** start DATA EXCERPT **
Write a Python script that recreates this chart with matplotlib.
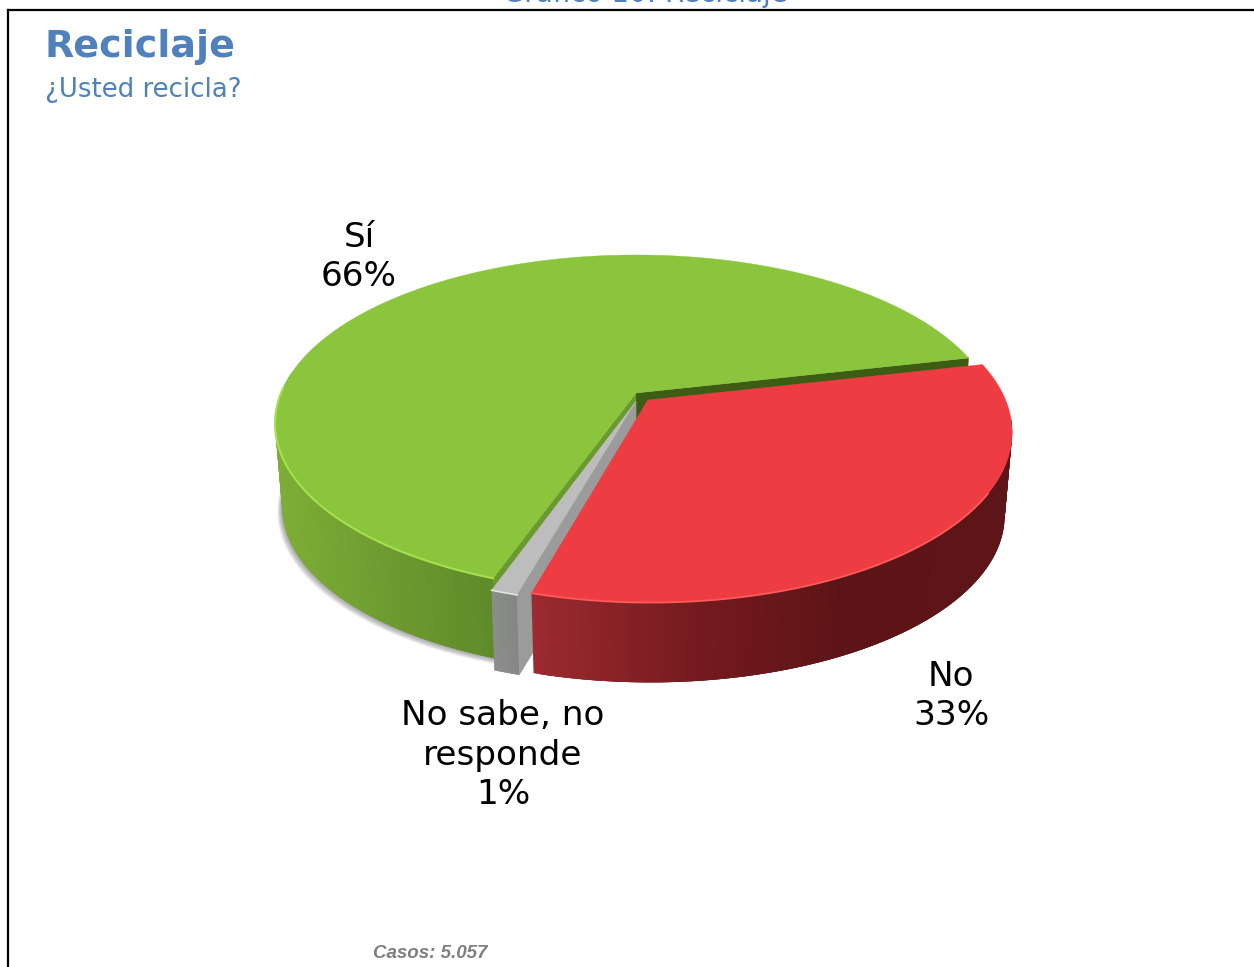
import numpy as np
import matplotlib
matplotlib.use("Agg")
import matplotlib.pyplot as plt

# datos
categorias = ["Sí", "No sabe, no\nresponde", "No"]
valores = [66, 1, 33]
titulo = "Reciclaje"
subtitulo = "¿Usted recicla?"
casos = "Casos: 5.057"
encabezado = "Gráfico 10: Reciclaje"

# perspectiva del pastel (pixeles)
X0, Y0 = 636, 393
A, B, K = 355, 163, 0.181
ESC_BASE, ALTO = 0.98, 84
INICIO = 12.9

# desplazamiento de cada porcion sobre el disco
offsets = [(0, 0), (0.0, -0.05), (0.033, -0.043)]


def proy(x, y, base=False):
    w = 1 + K * y
    if base:
        return X0 + ESC_BASE * A * x / w, Y0 + ALTO - ESC_BASE * B * y / w
    return X0 + A * x / w, Y0 - B * y / w


def borde(a1, a2, off, base=False, n=200):
    t = np.radians(np.linspace(a1, a2, n))
    return proy(np.cos(t) + off[0], np.sin(t) + off[1], base)


def mezcla(c1, c2, f):
    c1 = np.array(matplotlib.colors.to_rgb(c1))
    c2 = np.array(matplotlib.colors.to_rgb(c2))
    return tuple(c1 + (c2 - c1) * f)


def lateral(ax, a1, a2, off, colores, pos, z):
    # cara curva como tiras finas para el degradado, cada una pisa a la anterior
    t = np.linspace(a1, a2, 160)
    for i in range(len(t) - 1):
        xa, ya = borde(t[i], t[min(i + 3, len(t) - 1)], off, n=4)
        xb, yb = borde(t[i], t[min(i + 3, len(t) - 1)], off, base=True, n=4)
        f = np.interp(xa[0], pos, np.arange(len(colores)))
        j = min(int(f), len(colores) - 2)
        c = mezcla(colores[j], colores[j + 1], f - j)
        ax.fill(np.r_[xa, xb[::-1]], np.r_[ya, yb[::-1]], color=c, lw=0, zorder=z)


def pared(ax, ang, off, color, z):
    xc, yc = proy(off[0], off[1])
    xcb, ycb = proy(off[0], off[1], True)
    xe, ye = borde(ang, ang, off, n=1)
    xeb, yeb = borde(ang, ang, off, base=True, n=1)
    ax.fill([xc, xe[0], xeb[0], xcb], [yc, ye[0], yeb[0], ycb], color=color, lw=0.3, zorder=z)


def tapa(ax, a1, a2, off, color, z):
    xe, ye = borde(a1, a2, off)
    xc, yc = proy(off[0], off[1])
    ax.fill(np.r_[xc, xe], np.r_[yc, ye], color=color, lw=0.3, zorder=z)


fig = plt.figure(figsize=(12.54, 9.67), dpi=100)
ax = fig.add_axes([0, 0, 1, 1])
ax.set_xlim(0, 1254)
ax.set_ylim(967, 0)
ax.axis("off")

angulos = INICIO + np.cumsum([0] + valores) * 360 / sum(valores)
a_si = angulos[0], angulos[1]
a_ns = angulos[1], angulos[2]
a_no = angulos[2], angulos[3]

# sombra bajo la parte izquierda
for d in range(1, 7):
    xs, ys = borde(172, a_ns[1], offsets[0], base=True)
    ax.fill(np.r_[xs - d * 0.8, X0], np.r_[ys + d * 0.8, Y0 + ALTO], color="#555555", alpha=0.1, lw=0, zorder=1)

# Sí
lateral(ax, 172, a_si[1], offsets[0], ["#7dad37", "#6f9c30", "#5f8a2a"], [280, 380, 492], 2)
pared(ax, a_si[0], offsets[0], "#3d5c14", 3)
pared(ax, a_si[1], offsets[0], "#6a9a2e", 3)
tapa(ax, a_si[0], a_si[1], offsets[0], "#8bc43d", 4)
xr, yr = borde(178, a_si[1], offsets[0])
ax.plot(xr, yr, color="#a8e04c", lw=1.5, zorder=5)

# No sabe
lateral(ax, a_ns[0], a_ns[1], offsets[1], ["#8e8e8e", "#868686"], [491, 516], 6)
pared(ax, a_ns[1], offsets[1], "#9b9b9b", 7)
tapa(ax, a_ns[0], a_ns[1], offsets[1], "#bdbdbd", 8)
xr, yr = borde(a_ns[0], a_ns[1], offsets[1])
ax.plot(xr, yr, color="#e2e2e2", lw=1.2, zorder=9)

# No
lateral(ax, a_no[0], a_no[0] + 100, offsets[2], ["#9c2a30", "#741a1e", "#5c1416", "#5e1517"], [530, 700, 850, 1010], 10)
tapa(ax, a_no[0], a_no[1], offsets[2], "#ee3d42", 11)
xr, yr = borde(a_no[0], a_no[0] + 75, offsets[2])
ax.plot(xr, yr, color="#ff5a5c", lw=1.3, zorder=12)

# etiquetas
pos_etiquetas = [(359, 257), (503, 755), (951, 696)]
for cat, val, (x, y) in zip(categorias, valores, pos_etiquetas):
    ax.text(x, y, f"{cat}\n{val}%", ha="center", va="center", fontsize=24.7,
            color="black", linespacing=1.26, zorder=20)

ax.text(45, 47, titulo, fontsize=27.4, fontweight="bold", color="#4f81bd", va="center", ha="left")
ax.text(45, 90, subtitulo, fontsize=18.7, color="#4f81bd", va="center", ha="left")
ax.text(373, 953, casos, fontsize=13.5, fontweight="bold", fontstyle="italic",
        family="Liberation Sans", color="#7f7f7f", va="center", ha="left")
ax.text(645, 1.5, encabezado, fontsize=20, color="#4f81bd", va="baseline", ha="center", clip_on=False)

# marco
ax.plot([8, 8], [967, 10], color="black", lw=1.6, zorder=30)
ax.plot([8, 1254], [10, 10], color="black", lw=1.6, zorder=30)

fig.savefig("out.png", dpi=100)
** end DATA EXCERPT **
STATED GOAL:
Return every line above that contains the word "matplotlib".

RESULT OF THE TASK:
Write a Python script that recreates this chart with matplotlib.
import matplotlib
matplotlib.use("Agg")
import matplotlib.pyplot as plt
    c1 = np.array(matplotlib.colors.to_rgb(c1))
    c2 = np.array(matplotlib.colors.to_rgb(c2))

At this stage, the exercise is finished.